O quadro de tutores incluiu Zilda Cândida de Santos, Armando Fava Filho e Flávio Varani. “Não fiz nada sozinha”, afirma Cecilia. Sem lutar por protagonismo nem assumir a cadeira de professora titular, ela se tornou uma espécie de “olheira” de talentos.
Lucas Thomazinho, hoje com 23 anos, ingressou no curso com 7 anos. “A Cecilia andava pelos corredores da escola, e, quando ouvia de longe um estudante com dificuldade, corria para auxiliá-lo nos movimentos”, conta Thomazinho. Para a mestra, a capacidade de reconhecer talentos tem mais a ver com a emoção do que com a razão. “Quando a criança leva jeito, a gente só sente”, diz.
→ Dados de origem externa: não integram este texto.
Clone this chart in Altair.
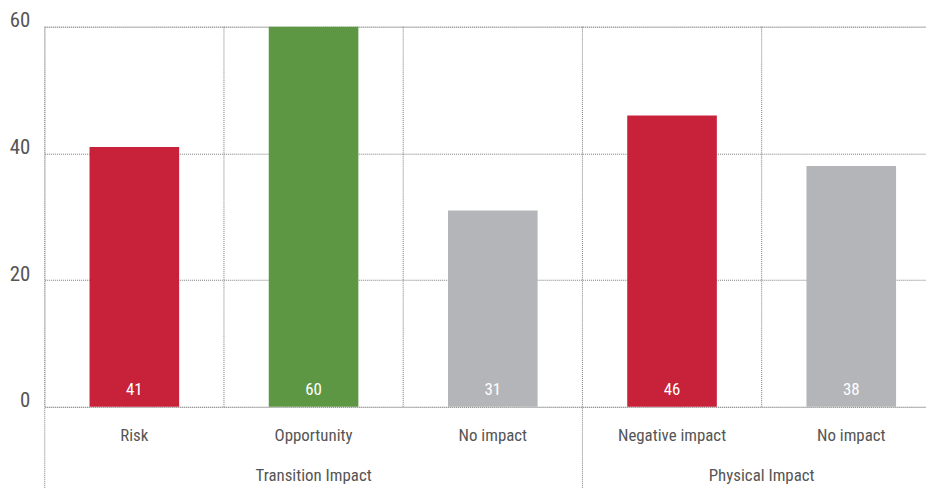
import altair as alt
import pandas as pd

categories = ["Risk", "Opportunity", "No impact", "Negative impact", "No impact"]
values = [41, 60, 31, 46, 38]
colors = ["#C8223A", "#5E9743", "#B4B5B8", "#C8223A", "#B4B5B8"]
groups = ["Transition Impact", "Physical Impact"]
group_sizes = [3, 2]
y_ticks = [0, 20, 40, 60]

FONT = "Roboto Condensed, DejaVu Sans Condensed, sans-serif"
TXT = "#555555"
GRID = "#7a7a7a"
RANGE = [0, 903]

df = pd.DataFrame({
    "key": [str(i) for i in range(len(categories))],
    "label": categories,
    "value": values,
    "color": colors,
})

# group spans
starts, s = [], 0
for n in group_sizes:
    starts.append(s)
    s += n
n_cat = len(categories)
gdf = pd.DataFrame({
    "group": groups,
    "center": [st + n / 2 for st, n in zip(starts, group_sizes)],
})
long_b = sorted(set(starts + [n_cat]))
short_b = [i for i in range(n_cat + 1) if i not in long_b]
long_df = pd.DataFrame({"pos": long_b})
short_df = pd.DataFrame({"pos": short_b})

label_expr = "[" + ",".join(f"'{c}'" for c in categories) + "][toNumber(datum.value)]"

band_scale = alt.Scale(range=RANGE, paddingInner=0.5, paddingOuter=0.25)
x_band = alt.X(
    "key:N", sort=None, scale=band_scale,
    axis=alt.Axis(title=None, labelExpr=label_expr, domain=False, ticks=False,
                  labelPadding=21, labelFontSize=17, labelColor=TXT, labelAngle=0,
                  labelFont=FONT, grid=False),
)
y_q = alt.Y(
    "value:Q", scale=alt.Scale(domain=[0, 60]),
    axis=alt.Axis(values=y_ticks, title=None, domain=False, ticks=False,
                  labelFontSize=21, labelColor=TXT, labelPadding=15,
                  labelBaseline="alphabetic", labelFont=FONT,
                  grid=True, gridDash=[1, 1], gridColor=GRID, gridWidth=1),
)

base = alt.Chart(df)
bars = base.mark_bar().encode(x=x_band, y=y_q, color=alt.Color("color:N", scale=None))
vals = base.mark_text(baseline="alphabetic", dy=-12, color="white", fontSize=17, font=FONT).encode(
    x=x_band, y=alt.datum(0), text="value:Q"
)
bar_layer = alt.layer(bars, vals)

xq = alt.X("pos:Q", scale=alt.Scale(domain=[0, n_cat], range=RANGE), axis=None)
short_rules = alt.Chart(short_df).mark_rule(strokeDash=[1, 1], color=GRID, strokeWidth=1).encode(
    x=xq, y=alt.value(0), y2=alt.value(383)
)
long_rules = alt.Chart(long_df).mark_rule(strokeDash=[1, 1], color=GRID, strokeWidth=1).encode(
    x=xq, y=alt.value(0), y2=alt.value(475)
)
glabels = alt.Chart(gdf).mark_text(fontSize=17, color=TXT, font=FONT, baseline="middle").encode(
    x=alt.X("center:Q", scale=alt.Scale(domain=[0, n_cat], range=RANGE), axis=None),
    y=alt.value(453), text="group:N"
)
rule_layer = alt.layer(short_rules, long_rules, glabels)

chart = alt.layer(rule_layer, bar_layer).resolve_scale(
    x="independent"
).properties(
    width=888, height=383,
    autosize=alt.AutoSizeParams(type="none"),
    padding={"left": 37, "top": 17, "right": 0, "bottom": 80},
).configure_view(stroke=None).configure(font=FONT)

chart.save("out.html", embed_options={"renderer": "svg", "actions": False})
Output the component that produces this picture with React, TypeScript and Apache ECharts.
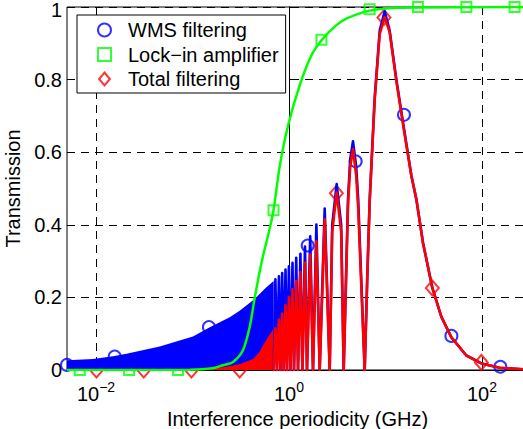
import React, { useEffect, useRef } from 'react';
import * as echarts from 'echarts';

// ---------- axis ranges / ticks ----------
const X_MIN = 0.005; // GHz
const X_MAX = 300; // GHz
const xTickExponents = [-2, 0, 2];
const yTicks = [0, 0.2, 0.4, 0.6, 0.8, 1];

// ---------- markers (legend series) ----------
const wmsMarkX = [0.005, 0.0156, 0.148, 1.563, 4.91, 15.55, 48.2, 155.1];
const wmsMarkY = [0.014, 0.037, 0.118, 0.343, 0.575, 0.703, 0.094, 0.009];

const lockMarkX = [0.00678, 0.022, 0.0708, 0.691, 2.167, 6.86, 21.7, 68.9, 218];
const lockMarkY = [0, 0, 0, 0.44, 0.91, 0.994, 1.0, 1.0, 1.0];

const totalMarkX = [0.0101, 0.0312, 0.0975, 0.308, 3.1, 9.65, 30.6, 98.6];
const totalMarkY = [0, 0, 0, 0, 0.487, 0.971, 0.226, 0.021];

// ---------- lock-in amplifier curve ----------
const lockX = [0.005, 0.094, 0.163, 0.207, 0.263, 0.334, 0.392, 0.442, 0.518, 0.631, 0.691, 0.802, 0.977, 1.29, 1.71, 2.22, 3.1, 3.93, 6.84, 14.0, 300];
const lockY = [0, 0.001, 0.005, 0.013, 0.022, 0.055, 0.12, 0.2, 0.295, 0.39, 0.44, 0.562, 0.673, 0.784, 0.867, 0.911, 0.95, 0.968, 0.99, 0.998, 1.0];

// ---------- dense oscillation region (upper envelope, filled to 0) ----------
const wmsDenseX = [0.005, 0.0093, 0.015, 0.0207, 0.0457, 0.101, 0.151, 0.243, 0.308, 0.424, 0.583, 0.694];
const wmsDenseY = [0.027, 0.03, 0.038, 0.045, 0.065, 0.092, 0.118, 0.145, 0.163, 0.192, 0.228, 0.245];

const totalDenseX = [0.119, 0.162, 0.216, 0.308, 0.424, 0.497, 0.538, 0.606, 0.694];
const totalDenseY = [0, 0.004, 0.008, 0.016, 0.03, 0.05, 0.068, 0.09, 0.115];

// ---------- resolved fringes + main lobe (vertices) ----------
const fringeX = [
  0.694, 0.723, 0.751, 0.786, 0.815, 0.85, 0.881, 0.92, 0.953, 0.998, 1.034, 1.087,
  1.127, 1.188, 1.24, 1.313, 1.377, 1.465, 1.536, 1.659, 1.773, 1.922, 2.08, 2.344,
  2.641, 2.804, 3.121, 3.475, 3.688, 4.088, 4.307, 4.606, 4.971, 5.213, 6.088,
  6.462, 6.86, 7.729, 8.709, 9.81, 11.05, 12.97, 15.44, 18.55, 20.9, 24.5, 30.6,
  37.9, 48.2, 68.9, 98.6, 152.6, 300,
];
const wmsFringeY = [
  0, 0.25, 0, 0.258, 0, 0.267, 0, 0.277, 0, 0.286, 0, 0.295,
  0, 0.309, 0, 0.32, 0, 0.34, 0, 0.368, 0, 0.401, 0, 0.445,
  0, 0.4, 0.512, 0.4, 0, 0.47, 0.58, 0.63, 0.56, 0.47, 0,
  0.25, 0.47, 0.75, 0.935, 0.988, 0.935, 0.8, 0.67, 0.535, 0.47, 0.35, 0.226,
  0.147, 0.09, 0.04, 0.018, 0.006, 0.001,
];
const totalFringeY = [
  0, 0.115, 0, 0.138, 0, 0.155, 0, 0.178, 0, 0.2, 0, 0.222,
  0, 0.245, 0, 0.27, 0, 0.295, 0, 0.318, 0, 0.355, 0, 0.415,
  0, 0.38, 0.489, 0.38, 0, 0.455, 0.56, 0.608, 0.535, 0.445, 0,
  0.245, 0.465, 0.745, 0.925, 0.972, 0.93, 0.795, 0.665, 0.535, 0.47, 0.35, 0.226,
  0.147, 0.09, 0.04, 0.018, 0.006, 0.001,
];

const BLUE = '#0000ff';
const GREEN = '#00ff00';
const RED = '#ff0000';
const FONT = "'Liberation Sans', Arial, Helvetica, sans-serif";
const DIAMOND = 'path://M0,-9L7.5,0L0,9L-7.5,0Z';

const pts = (xs: number[], ys: number[]) => xs.map((x, i) => [Math.log10(x), ys[i]]);

export default function App() {
  const ref = useRef<HTMLDivElement>(null);

  useEffect(() => {
    if (!ref.current) return;
    const chart = echarts.init(ref.current, undefined, { renderer: 'svg' });

    const lineBase = {
      type: 'line' as const,
      symbol: 'none',
      silent: true,
      emphasis: { disabled: true },
      animation: false,
    };

    const yMax = yTicks[yTicks.length - 1];

    chart.setOption({
      animation: false,
      textStyle: { fontFamily: FONT },
      grid: {
        left: 67,
        top: 7,
        right: -5,
        bottom: 59,
        show: true,
        borderColor: '#000',
        borderWidth: 1,
        backgroundColor: 'transparent',
        containLabel: false,
        outerBoundsMode: 'none',
      },
      legend: {
        orient: 'vertical',
        left: 77,
        top: 15,
        backgroundColor: '#fff',
        borderColor: '#000',
        borderWidth: 1,
        borderRadius: 0,
        padding: [5, 7, 4, 20],
        itemWidth: 13,
        itemHeight: 13,
        itemGap: 4.5,
        symbolKeepAspect: true,
        selectedMode: false,
        textStyle: { fontSize: 20, color: '#000', fontFamily: FONT, padding: [0, 0, 0, 12] },
        data: [
          { name: 'WMS filtering', icon: 'circle', itemStyle: { color: 'rgba(0,0,0,0)', borderColor: BLUE, borderWidth: 2 } },
          { name: 'Lock\u2212in amplifier', icon: 'rect', itemStyle: { color: 'rgba(0,0,0,0)', borderColor: GREEN, borderWidth: 2 } },
          { name: 'Total filtering', icon: DIAMOND, itemStyle: { color: 'rgba(0,0,0,0)', borderColor: RED, borderWidth: 2 } },
        ],
      },
      xAxis: {
        type: 'value',
        min: Math.log10(X_MIN),
        max: Math.log10(X_MAX),
        name: 'Interference periodicity (GHz)',
        nameLocation: 'middle',
        nameGap: 34,
        nameTextStyle: { fontSize: 20, color: '#000', fontFamily: FONT },
        axisLine: { show: true, lineStyle: { color: '#000', width: 1 } },
        axisTick: { show: true, inside: true, length: 5, customValues: xTickExponents, lineStyle: { color: '#000' } },
        axisLabel: {
          customValues: xTickExponents,
          margin: 10,
          formatter: (v: number) => `{b|10}{s|${v < 0 ? '\u2212' : ''}${Math.abs(v)}}`,
          rich: {
            b: { fontSize: 20, color: '#000', fontFamily: FONT, padding: [4, 0, 0, 0], verticalAlign: 'bottom' },
            s: { fontSize: 14, color: '#000', fontFamily: FONT, verticalAlign: 'top' },
          },
        },
        splitLine: { show: true, lineStyle: { color: '#000', width: 1, type: [8, 6] } },
      },
      yAxis: {
        type: 'value',
        min: yTicks[0],
        max: yMax,
        interval: yTicks[1] - yTicks[0],
        name: 'Transmission',
        nameLocation: 'middle',
        nameGap: 38,
        nameTextStyle: { fontSize: 20, color: '#000', fontFamily: FONT },
        axisLine: { show: true, lineStyle: { color: '#000', width: 1 } },
        axisTick: { show: true, inside: true, length: 5, lineStyle: { color: '#000' } },
        axisLabel: {
          color: '#000',
          margin: 5,
          formatter: (v: number) => (v === yMax ? `{t|${v}}` : `{n|${v}}`),
          rich: {
            n: { fontSize: 20, lineHeight: 16, color: '#000', fontFamily: FONT },
            t: { fontSize: 20, lineHeight: 16, color: '#000', fontFamily: FONT, padding: [5, 0, 0, 0] },
          },
        },
        splitLine: { show: true, lineStyle: { color: '#000', width: 1, type: [8, 6] } },
      },
      series: [
        {
          name: 'WMS filtering',
          type: 'scatter',
          data: pts(wmsMarkX, wmsMarkY),
          symbol: 'circle',
          symbolSize: 12,
          clip: false,
          silent: true,
          z: 1,
          itemStyle: { color: 'rgba(0,0,0,0)', borderColor: BLUE, borderWidth: 2 },
        },
        {
          name: 'Lock\u2212in amplifier',
          type: 'scatter',
          data: pts(lockMarkX, lockMarkY),
          symbol: 'rect',
          symbolSize: 10,
          clip: false,
          silent: true,
          z: 1,
          itemStyle: { color: 'rgba(0,0,0,0)', borderColor: GREEN, borderWidth: 2 },
        },
        {
          name: 'Total filtering',
          type: 'scatter',
          data: pts(totalMarkX, totalMarkY),
          symbol: 'diamond',
          symbolSize: [13, 15],
          clip: false,
          silent: true,
          z: 1,
          itemStyle: { color: 'rgba(0,0,0,0)', borderColor: RED, borderWidth: 2 },
        },
        {
          ...lineBase,
          name: 'wms-dense',
          data: pts(wmsDenseX, wmsDenseY),
          z: 2,
          lineStyle: { width: 0, color: BLUE },
          areaStyle: { color: BLUE, opacity: 1 },
        },
        {
          ...lineBase,
          name: 'total-dense',
          data: pts(totalDenseX, totalDenseY),
          z: 2,
          lineStyle: { width: 0, color: RED },
          areaStyle: { color: RED, opacity: 1 },
        },
        {
          ...lineBase,
          name: 'wms-fringes',
          data: pts(fringeX, wmsFringeY),
          z: 2,
          lineStyle: { width: 2.6, color: BLUE, join: 'round', cap: 'round' },
        },
        {
          ...lineBase,
          name: 'total-fringes',
          data: pts(fringeX, totalFringeY),
          z: 2,
          lineStyle: { width: 2.6, color: RED, join: 'round', cap: 'round' },
        },
        {
          ...lineBase,
          name: 'lock-curve',
          data: pts(lockX, lockY),
          smooth: 0.3,
          z: 2,
          lineStyle: { width: 2.5, color: GREEN },
        },
      ],
    });

    return () => chart.dispose();
  }, []);

  return (
    <div
      ref={ref}
      style={{ position: 'fixed', left: 0, top: 0, width: 523, height: 429, background: '#fff' }}
    />
  );
}
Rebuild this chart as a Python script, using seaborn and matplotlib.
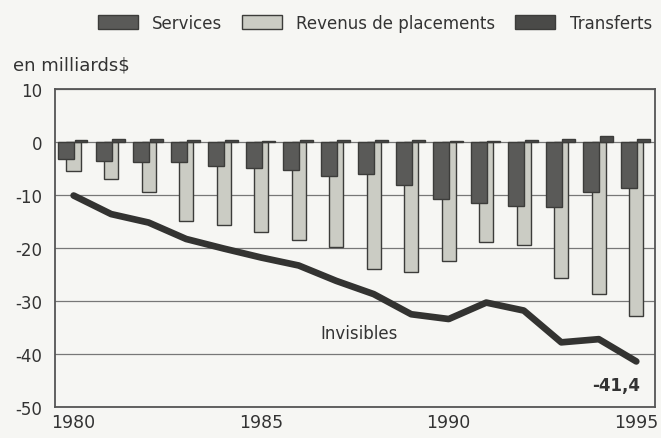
import pandas as pd
import matplotlib.pyplot as plt
import seaborn as sns
import numpy as np

# données (milliards $)
years = list(range(1980, 1996))
services = [-3.2, -3.5, -3.7, -3.8, -4.6, -5.0, -5.2, -6.4, -6.0, -8.1, -10.8, -11.5, -12.1, -12.3, -9.5, -8.7]
revenus = [-5.4, -7.0, -9.4, -15.0, -15.6, -17.0, -18.5, -19.9, -24.0, -24.6, -22.4, -18.9, -19.4, -25.7, -28.7, -32.8]
transferts = [0.4, 0.5, 0.6, 0.3, 0.3, 0.2, 0.3, 0.3, 0.4, 0.3, 0.2, 0.2, 0.3, 0.6, 1.2, 0.5]
invisibles = [-10.1, -13.6, -15.2, -18.3, -20.1, -21.8, -23.3, -26.2, -28.7, -32.5, -33.4, -30.3, -31.8, -37.8, -37.2, -41.4]

series = ["Services", "Revenus de placements", "Transferts"]
df = pd.DataFrame({
    "annee": years * 3,
    "serie": [s for s in series for _ in years],
    "valeur": services + revenus + transferts,
})

bg = "#f6f6f3"
txt = "#333333"
sns.set_style("white")
plt.rcParams["font.family"] = ["DejaVu Sans"]

fig = plt.figure(figsize=(6.61, 4.39), dpi=100, facecolor=bg)
ax = fig.add_axes([0.083, 0.0706, 0.908, 0.7244])
ax.set_facecolor(bg)

palette = {"Services": "#5a5a58", "Revenus de placements": "#cbccc4", "Transferts": "#4a4a48"}
sns.barplot(data=df, x="annee", y="valeur", hue="serie", hue_order=series,
            palette=palette, width=0.6, edgecolor="#3c3c3a", linewidth=1.0,
            saturation=1, ax=ax, zorder=3, legend=True)

# barres élargies et en chevauchement, services et transferts devant
widen = [0.42, 0.38, 0.34]
zord = [4, 3, 4]
for cont, w, z in zip(ax.containers, widen, zord):
    for p in cont.patches:
        c = p.get_x() + p.get_width() / 2
        p.set_x(c - w / 2)
        p.set_width(w)
        p.set_zorder(z)

sns.lineplot(x=np.arange(len(years)), y=invisibles, ax=ax, color="#333331",
             linewidth=4.8, zorder=5, solid_capstyle="round", solid_joinstyle="round")

ax.set_ylim(-50, 10)
ax.set_xlim(-0.5, len(years) - 0.5)
ax.set_yticks(range(-50, 11, 10))
ax.set_yticklabels([str(v) for v in range(-50, 11, 10)], fontsize=12, color=txt)
ax.set_xticks(np.arange(len(years)))
ax.set_xticklabels([str(y) if y % 5 == 0 else "" for y in years], fontsize=12.5, color=txt)
ax.tick_params(axis="x", direction="in", length=4, color="#555555", pad=4)
ax.tick_params(axis="y", length=0, pad=9)
ax.grid(axis="y", color="#777777", linewidth=0.9, zorder=1)
ax.set_axisbelow(True)
ax.set_xlabel("")
ax.set_ylabel("")
for s in ax.spines.values():
    s.set_color("#555555")
    s.set_linewidth(1.3)

ax.text(7.6, -36, "Invisibles", fontsize=12, color=txt, ha="center", va="center", zorder=6)
ax.text(14.45, -45.9, "-41,4", fontsize=12, fontweight="bold", color=txt, ha="center", va="center", zorder=6)

fig.text(0.02, 0.85, "en milliards$", fontsize=13, color=txt, ha="left", va="center")

handles, labels = ax.get_legend_handles_labels()
ax.get_legend().remove()
fig.legend(handles, labels, ncol=3, loc="center", bbox_to_anchor=(0.567, 0.946), frameon=False,
           fontsize=12, handlelength=2.4, handleheight=0.9, columnspacing=1.2, handletextpad=0.85,
           labelcolor=txt)

fig.savefig("out.png", dpi=100, facecolor=bg)
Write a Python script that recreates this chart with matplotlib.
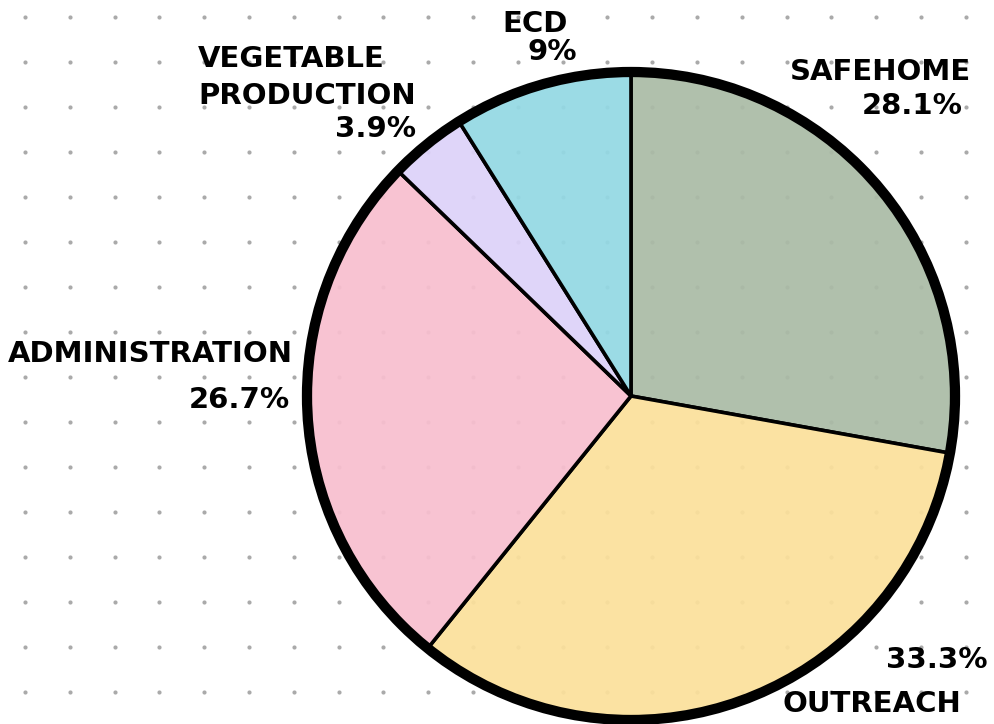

Seu sexto sentido a levou a incentivar destaques como Ronaldo Rolim e Fabio Martino. De 2010 a 2012, a fundação chegou a ter 44 estudantes por ano. “Nosso coração era bem aberto, conseguíamos vagas para muitos bolsistas”, lembra. As doações sustentaram o trabalho por muito tempo. Ela se lembra com carinho, por exemplo, de um senhor que em seu aniversário de 70 anos pediu aos amigos que trocassem os presentes por colaborações — e obteve 70 000 reais para investir no ensino de música.
Em 2013 as atividades da escola foram encerradas, e, no ano seguinte, a Sociedade de Cultura Artística entrou como parceira para manter as bolsas de estudos, que hoje contemplam 42 alunos. Neste segundo semestre, a fundação vai se transformar em Instituto Magda Tagliaferro. “A Sociedade de Cultura Artística dará continuidade ao legado de Magda, já não consigo fazer isso sozinha”, explica Cecilia.
Enquanto não sai do papel o sonho de ver compiladas todas as técnicas de Tagliaferro, Cecilia conserva o espírito romântico e mantém as hábeis mãos ocupadas. Todos os dias, pega o carro e dirige sozinha para a escola onde tem aulas de caligrafia. “Quero fazer convites de casamento.”